Cahill, who turns 38 this month, is preparing to make it to his fourth World Cup where he is one goal away from joining Pele and German greats Uwe Seeler and Miroslav Klose as the only players to score in four World Cups.
“(I’m) excited that the draw is complete and now we can learn more about our competition,” Cahill said.
“The standout for me is France – their quality is exceptional. It’s a group that will be difficult, but at the same time we have a lot to look forward to and we’ll prepare to hopefully do something special in this next World Cup.”
The Socceroos play their opening match against France on June 16 in Kazan, before meeting Denmark on June 21 in Samara, followed by Peru on June 26 in Sochi.
Ryan said that they could cause a few surprises.
“Very exciting now that we know the draw,” he said. “We get to play against one of the favourites of the tournament in the opening match and then two other teams who qualified through the knockout stages of qualifying and not directly from the group.

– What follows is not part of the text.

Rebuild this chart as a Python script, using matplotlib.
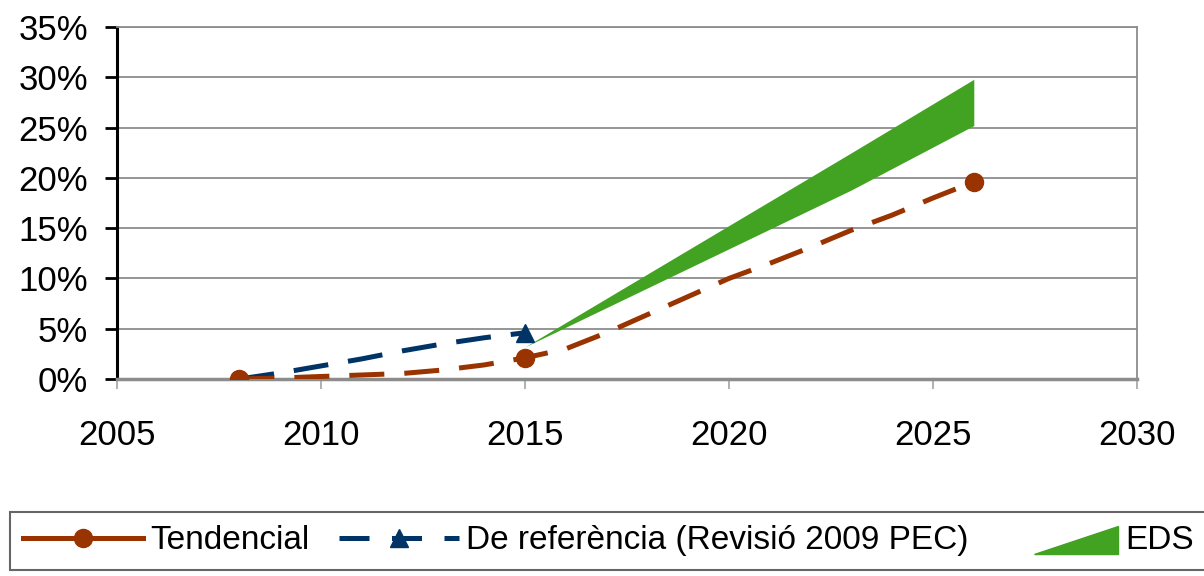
import matplotlib.pyplot as plt
from matplotlib.patches import Polygon
from matplotlib.legend_handler import HandlerPatch
from matplotlib.ticker import FuncFormatter

plt.rcParams['font.family'] = ['Liberation Sans', 'DejaVu Sans']

# Tendencial (markers only at 2008, 2015, 2026)
tend_years = [2008, 2009, 2010, 2011, 2012, 2013, 2014, 2015, 2016, 2017,
              2018, 2019, 2020, 2021, 2022, 2023, 2024, 2025, 2026]
tend_vals = [0.0, 0.1, 0.25, 0.4, 0.55, 0.9, 1.4, 2.1, 3.0, 4.6,
             6.4, 8.2, 10.0, 11.5, 13.1, 14.8, 16.3, 18.0, 19.6]
tend_marks = [0, 7, 18]

# De referència (Revisió 2009 PEC)
ref_years = [2008, 2009, 2010, 2011, 2012, 2013, 2014, 2015]
ref_vals = [0.0, 0.6, 1.3, 2.0, 2.8, 3.5, 4.1, 4.6]

# EDS band
eds_years = [2015, 2023, 2026]
eds_low = [3.2, 18.8, 25.2]
eds_high = [3.2, 22.5, 29.8]

brown = '#993300'
blue = '#003366'
green = '#42A322'
fs = 25
leg_fs = 24

fig = plt.figure(figsize=(12.04, 5.76), dpi=100)
ax = fig.add_axes([117 / 1204, 1 - 379 / 576, 1020 / 1204, 352 / 576])

ax.fill_between(eds_years, eds_low, eds_high, color=green, lw=0, zorder=2)
ax.plot(ref_years, ref_vals, color=blue, lw=3.6, dashes=(7, 4),
        marker='^', markersize=13, markevery=[7], zorder=3)
ax.plot(tend_years, tend_vals, color=brown, lw=3.6, dashes=(7, 4),
        marker='o', markersize=13, markevery=tend_marks, zorder=4)

ax.set_xlim(2005, 2030)
ax.set_ylim(0, 35)
ax.set_xticks(range(2005, 2031, 5))
ax.set_yticks(range(0, 36, 5))
ax.yaxis.set_major_formatter(FuncFormatter(lambda v, p: f'{v:.0f}%'))
ax.grid(axis='y', color='#8c8c8c', lw=1.3)
ax.set_axisbelow(True)

for s in ['top', 'right']:
    ax.spines[s].set_color('#8c8c8c')
    ax.spines[s].set_linewidth(1.3)
ax.spines['left'].set_color('black')
ax.spines['left'].set_linewidth(2.2)
ax.spines['bottom'].set_color('#8c8c8c')
ax.spines['bottom'].set_linewidth(2.5)

ax.tick_params(axis='y', direction='out', length=9, width=2, color='black',
               labelsize=fs, pad=12)
ax.tick_params(axis='x', direction='out', length=7, width=1.3, color='#aaaaaa',
               labelsize=fs, pad=22)


def make_tri(legend, orig_handle, xdescent, ydescent, width, height, fontsize):
    return Polygon([[0.3 * width, -0.2 * height], [width, -0.2 * height],
                    [width, 1.0 * height]], closed=True)


eds_patch = Polygon([[0, 0], [1, 0], [1, 1]], closed=True, color=green)
h_tend, = ax.plot([], [], color=brown, lw=3.6, marker='o', markersize=13)
h_ref, = ax.plot([], [], color=blue, lw=3.6, dashes=(6, 4.5), marker='^',
                 markersize=13)

leg = fig.legend([h_tend, h_ref, eds_patch],
                 ['Tendencial', 'De referència (Revisió 2009 PEC)', 'EDS'],
                 handler_map={Polygon: HandlerPatch(patch_func=make_tri)},
                 loc='upper left', bbox_to_anchor=(10 / 1204, 1 - 512 / 576),
                 ncol=3, fontsize=leg_fs, frameon=True, fancybox=False,
                 handlelength=3.6, handletextpad=0.2, columnspacing=0.9,
                 borderpad=0.4, borderaxespad=0)
leg.get_frame().set_edgecolor('#404040')
leg.get_frame().set_linewidth(1.5)

fig.savefig('out.png', dpi=100)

“As a group it’s been drilled into us not to fear any opposition we come against, so if we continue improving all the way up until the start of the tournament and if we play to the levels we know we can then we fancy ourselves against anyone.”
The draw took place at the historic Kremlin State Palace, with guests and football royalty first having to make their way through Red Square in the snow.
After the red carpet arrivals, Russian President Vladimir Putin made the opening address before formal proceedings got under way.
Former England player Gary Lineker hosted the draw, and he was assisted by former World Cup winners and Diego Forlan, representing the Uruguayan champions of 1930 and 1950.
Anticipation built in the hall as the audience waited for the “Group of Death”, but that never really eventuated. Most of the big guns, aside from Spain and Portugal in Group B, managed to avoid each other.